A WOMAN AND HER boyfriend who were put on trial in London for the death of her brother have been found guilty of his murder.
Kristy Bamu, 15, had suffered over 100 injuries when he was found dead in the home of Magalie Bamu and her boyfriend Eric Bikubi at Christmas 2010.
He, his two brothers and two other sisters were visiting the couple from Paris and were spending the holidays with them when the teenager died.
The court heard that the couple had accused the teenager and two of his sisters of practising witchcraft, and that the children were threatened, beaten, and had been refused food and water by the couple.
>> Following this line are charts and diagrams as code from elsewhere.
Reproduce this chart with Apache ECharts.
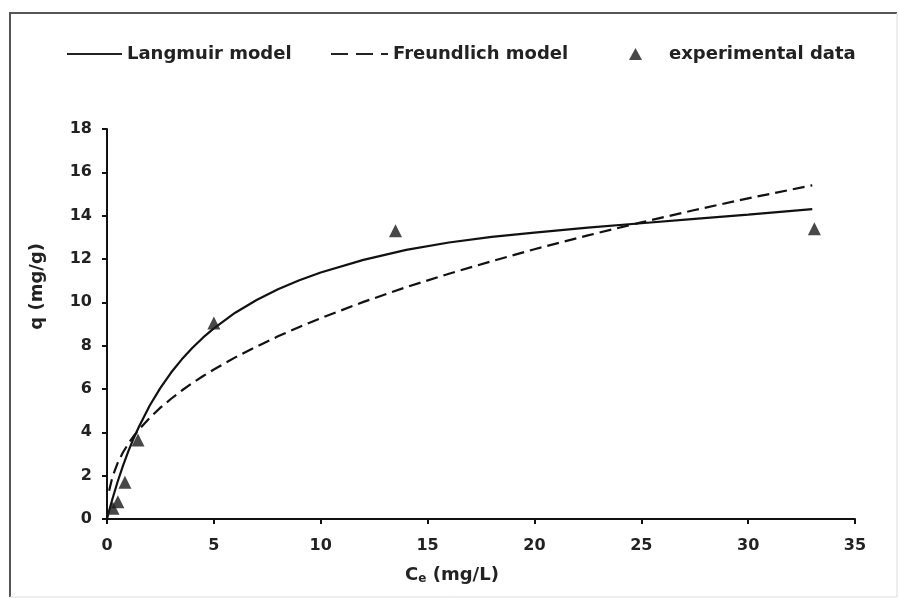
<!DOCTYPE html>
<html>
<head>
<meta charset="utf-8">
<script src="https://cdn.jsdelivr.net/npm/echarts@6/dist/echarts.min.js"></script>
<style>
  html, body { margin: 0; padding: 0; background: #fff; }
  #main { width: 899px; height: 599px; }
</style>
</head>
<body>
<div id="main"></div>
<script>
// Langmuir model curve
var langX = [0, 0.1, 0.25, 0.5, 0.75, 1, 1.25, 1.5, 2, 2.5, 3, 3.5, 4, 4.5, 5, 6, 7, 8, 9, 10, 12, 14, 16, 18, 20, 22.5, 25, 27.5, 30, 33];
var langY = [0, 0.38, 0.91, 1.73, 2.46, 3.13, 3.73, 4.27, 5.24, 6.05, 6.76, 7.37, 7.9, 8.38, 8.8, 9.52, 10.11, 10.6, 11.02, 11.38, 11.96, 12.42, 12.76, 13.02, 13.22, 13.45, 13.65, 13.85, 14.05, 14.3];

// Freundlich model curve
var freX = [0.1, 0.25, 0.5, 0.75, 1, 1.25, 1.5, 2, 2.5, 3, 3.5, 4, 4.5, 5, 6, 7, 8, 9, 10, 12, 14, 16, 18, 20, 22.5, 25, 27.5, 30, 33];
var freY = [1.3, 1.93, 2.59, 3.08, 3.48, 3.83, 4.13, 4.67, 5.14, 5.55, 5.93, 6.28, 6.6, 6.9, 7.46, 7.96, 8.43, 8.86, 9.27, 10.02, 10.7, 11.32, 11.9, 12.45, 13.09, 13.69, 14.26, 14.8, 15.4];

// experimental data
var expX = [0.28, 0.51, 0.84, 1.45, 5.0, 13.5, 33.1];
var expY = [0.5, 0.8, 1.7, 3.65, 9.05, 13.3, 13.4];

var xTicks = { min: 0, max: 35, interval: 5 };
var yTicks = { min: 0, max: 18, interval: 2 };

function zip(xs, ys) {
	var out = [];
	for (var i = 0; i < xs.length; i++) {
		out.push([xs[i], ys[i]]);
	}
	return out;
}

var font = 'DejaVu Sans';
var legendText = { fontFamily: font, fontWeight: 'bold', fontSize: 18, color: '#222' };

var option = {
	backgroundColor: '#fff',
	animation: false,
	grid: { left: 107, right: 44, top: 129, bottom: 80 },
	legend: [
		{
			left: 62, top: 40, itemWidth: 55, itemHeight: 2,
			data: [{ name: 'Langmuir model', icon: 'rect' }],
			itemStyle: { color: '#222' },
			textStyle: legendText
		},
		{
			left: 326, top: 40, itemWidth: 57, itemHeight: 2,
			data: [{ name: 'Freundlich model', icon: 'path://M0,0h17v2h-17z M25,0h17v2h-17z M50,0h7v2h-7z' }],
			itemStyle: { color: '#222' },
			textStyle: legendText
		},
		{
			left: 624, top: 40, itemWidth: 13, itemHeight: 12,
			data: [{ name: 'experimental data', icon: 'triangle' }],
			itemStyle: { color: '#1a1a1a' },
			textStyle: Object.assign({ padding: [0, 0, 0, 22] }, legendText)
		}
	],
	xAxis: {
		type: 'value',
		min: xTicks.min, max: xTicks.max, interval: xTicks.interval,
		name: '{c|C}{s|e}{c| (mg/L)}',
		nameLocation: 'middle',
		nameGap: 46,
		nameTextStyle: {
			padding: [0, 58, 0, 0],
			rich: {
				c: { fontFamily: font, fontWeight: 'bold', fontSize: 18, color: '#222' },
				s: { fontFamily: font, fontWeight: 'bold', fontSize: 12, color: '#222', padding: [8, 0, 0, 0] }
			}
		},
		axisLine: { lineStyle: { color: '#111', width: 2 } },
		axisTick: { show: true, length: 5, lineStyle: { color: '#111', width: 2 } },
		axisLabel: { margin: 19, fontFamily: font, fontWeight: 'bold', fontSize: 16, color: '#222' },
		splitLine: { show: false }
	},
	yAxis: {
		type: 'value',
		min: yTicks.min, max: yTicks.max, interval: yTicks.interval,
		axisLine: { show: true, lineStyle: { color: '#111', width: 2 } },
		axisTick: { show: true, length: 5, lineStyle: { color: '#111', width: 2 } },
		axisLabel: { margin: 15, fontFamily: font, fontWeight: 'bold', fontSize: 16, color: '#222' },
		splitLine: { show: false }
	},
	graphic: [
		{
			type: 'text', left: 28, top: 243, rotation: Math.PI / 2,
			style: { text: 'q (mg/g)', fontFamily: font, fontWeight: 'bold', fontSize: 18, fill: '#222' }
		},
		{
			type: 'polyline', silent: true,
			shape: { points: [[10, 597], [10, 13], [897, 13]] },
			style: { stroke: '#555', lineWidth: 2, fill: null }
		},
		{
			type: 'polyline', silent: true,
			shape: { points: [[897, 13], [897, 597], [10, 597]] },
			style: { stroke: '#ddd', lineWidth: 1, fill: null }
		}
	],
	series: [
		{
			name: 'Langmuir model',
			type: 'line',
			data: zip(langX, langY),
			symbol: 'none',
			lineStyle: { color: '#111', width: 2.2 },
			itemStyle: { color: '#111' }
		},
		{
			name: 'Freundlich model',
			type: 'line',
			data: zip(freX, freY),
			symbol: 'none',
			lineStyle: { color: '#111', width: 2.2, type: [12, 6] },
			itemStyle: { color: '#111' }
		},
		{
			name: 'experimental data',
			type: 'scatter',
			data: zip(expX, expY),
			symbol: 'triangle',
			symbolSize: 13,
			itemStyle: { color: '#1a1a1a' },
			z: 3
		}
	]
};

var myChart = echarts.init(document.getElementById('main'));
myChart.setOption(option, true);
</script>
</body>
</html>
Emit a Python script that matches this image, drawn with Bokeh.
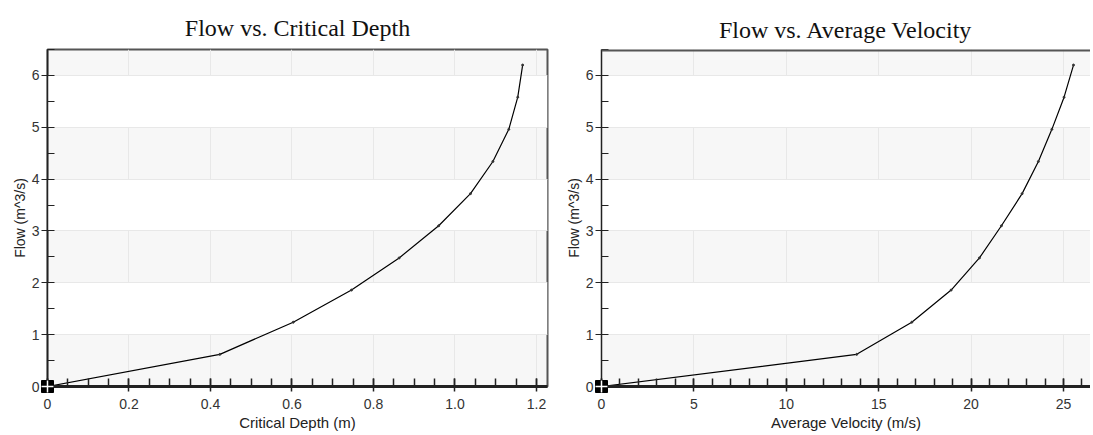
from bokeh.plotting import figure
from bokeh.layouts import row
from bokeh.models import Range1d, CustomJSTickFormatter, SingleIntervalTicker, Span
from bokeh.embed import file_html
from bokeh.resources import INLINE

# Data
flow = [0.0, 0.62, 1.24, 1.86, 2.48, 3.10, 3.72, 4.34, 4.96, 5.58, 6.20]
critical_depth = [0.0, 0.423, 0.603, 0.746, 0.863, 0.960, 1.038, 1.093, 1.132, 1.154, 1.166]
avg_velocity = [0.0, 13.81, 16.79, 18.92, 20.45, 21.64, 22.76, 23.64, 24.37, 25.03, 25.54]

title_left = "Flow vs. Critical Depth"
title_right = "Flow vs. Average Velocity"
xlabel_left = "Critical Depth (m)"
xlabel_right = "Average Velocity (m/s)"
ylabel = "Flow (m^3/s)"
Y_MAX = 6.5

SANS = "Liberation Sans"
SERIF = "Liberation Serif"


def make_fig(width, height, mbl, mbr, mbt, mbb, xend, xlab, xint, xminor, title, t_standoff, fmt):
    p = figure(width=width, height=height, output_backend="svg", toolbar_location=None,
               x_range=Range1d(0, xend), y_range=Range1d(0, Y_MAX), title=title,
               min_border_left=mbl, min_border_right=mbr, min_border_top=mbt, min_border_bottom=mbb,
               background_fill_color="#f7f7f7", border_fill_color="white")
    p.title.align = "center"
    p.title.text_font = SERIF
    p.title.text_font_size = "24px"
    p.title.text_font_style = "normal"
    p.title.text_color = "#111111"
    p.title.standoff = t_standoff

    xt = SingleIntervalTicker(interval=xint, num_minor_ticks=xminor)
    yt = SingleIntervalTicker(interval=1, num_minor_ticks=2)
    p.xaxis.ticker = xt
    p.xgrid.ticker = xt
    p.yaxis.ticker = yt
    p.ygrid.ticker = yt
    if fmt is not None:
        p.xaxis.formatter = fmt

    for ax in (p.xaxis, p.yaxis):
        ax.axis_line_color = "#222222"
        ax.major_tick_line_color = "#222222"
        ax.minor_tick_line_color = "#222222"
        ax.major_label_text_font = SANS
        ax.major_label_text_font_size = "14px"
        ax.major_label_text_color = "#333333"
        ax.axis_label_text_font = SANS
        ax.axis_label_text_font_style = "normal"
        ax.axis_label_text_color = "#222222"

    p.xaxis.axis_line_width = 3
    p.xaxis.major_tick_in = 8
    p.xaxis.major_tick_out = 5
    p.xaxis.minor_tick_in = 8
    p.xaxis.minor_tick_out = 0
    p.xaxis.major_tick_line_width = 1.5
    p.xaxis.minor_tick_line_width = 1.5
    p.xaxis.major_label_standoff = 7
    p.xaxis.axis_label = xlab
    p.xaxis.axis_label_text_font_size = "15px"
    p.xaxis.axis_label_standoff = 2

    p.yaxis.axis_line_width = 1.5
    p.yaxis.major_tick_in = 0
    p.yaxis.major_tick_out = 6
    p.yaxis.minor_tick_in = 7
    p.yaxis.minor_tick_out = 0
    p.yaxis.major_label_standoff = 2
    p.yaxis.axis_label = ylabel
    p.yaxis.axis_label_text_font_size = "14px"
    p.yaxis.axis_label_standoff = 1

    p.xgrid.grid_line_color = "#e8e8e8"
    p.ygrid.grid_line_color = "#e8e8e8"
    p.ygrid.band_fill_color = "white"
    p.ygrid.band_fill_alpha = 1.0
    return p


fmt_left = CustomJSTickFormatter(code="return tick == 0 ? '0' : tick.toFixed(1);")

# left chart
p1 = make_fig(560, 433, 47, 13, 45, 46, 1.227, xlabel_left, 0.2, 4, title_left, 17, fmt_left)
p1.outline_line_color = "#555555"
p1.outline_line_width = 2

# right chart: open on the right (cut by the window)
p2 = make_fig(530, 433, 41, 0, 49, 46, 26.46, xlabel_right, 5, 5, title_right, 14, None)
p2.outline_line_color = None
p2.add_layout(Span(location=Y_MAX, dimension="width", line_color="#555555", line_width=4))

for p, xs in ((p1, critical_depth), (p2, avg_velocity)):
    p.line(xs, flow, line_color="black", line_width=1.2)
    p.scatter(xs[1:], flow[1:], marker="circle", size=2, color="#333333")
    p.scatter(xs[:1], flow[:1], marker="square", size=12, color="black", level="overlay")
    p.scatter(xs[:1], flow[:1], marker="cross", size=12, line_color="white", line_width=1.5,
              level="overlay")

layout = row(p1, p2)
open("out.html", "w").write(file_html(layout, INLINE))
Prosecutors claimed that the teenager was beaten with sticks and a metal bar before he drowned in their bathtub while being doused with cold water. They said that he was too exhausted to save himself. One doctor who treated him at the scene discovered that some of his teeth were broken and one had become lodged in his throat.
Prosecutor Brian Altman told the jury that Bamu, 29, and Bikubi, 28, both originally from Congo but living in Newham, had beaten the teenager as part of a ‘deliverance’ ceremony because they believed he had cast spells on other family members.
The couple is due to be sentenced on Monday.
In a statement, the family described Kristy Bamu as a “delightful child with a promising future – we will miss him terribly.”
“The fact that Kristy died at the hands of those who were expected to look after him and his siblings during their visit to London makes it all the more difficult for us to come to terms with,” they said.
“We will never forget Kristy but we will strive to move forward as a family as this is what Kristy would have wanted.”
The police officer leading the case, Det Superintendent Terry Sharpe, said that this was “a difficult and distressing case to investigate bearing in mind what Kristy suffered over a period of days leading up to his death”.
“The Met has done a great deal of work to understand and deal with belief-based child abuse, including witchcraft and spirit possession,” he added. “However, this is a hidden and under-reported crime and therefore difficult to deal with in terms of protecting potential victims from harm.”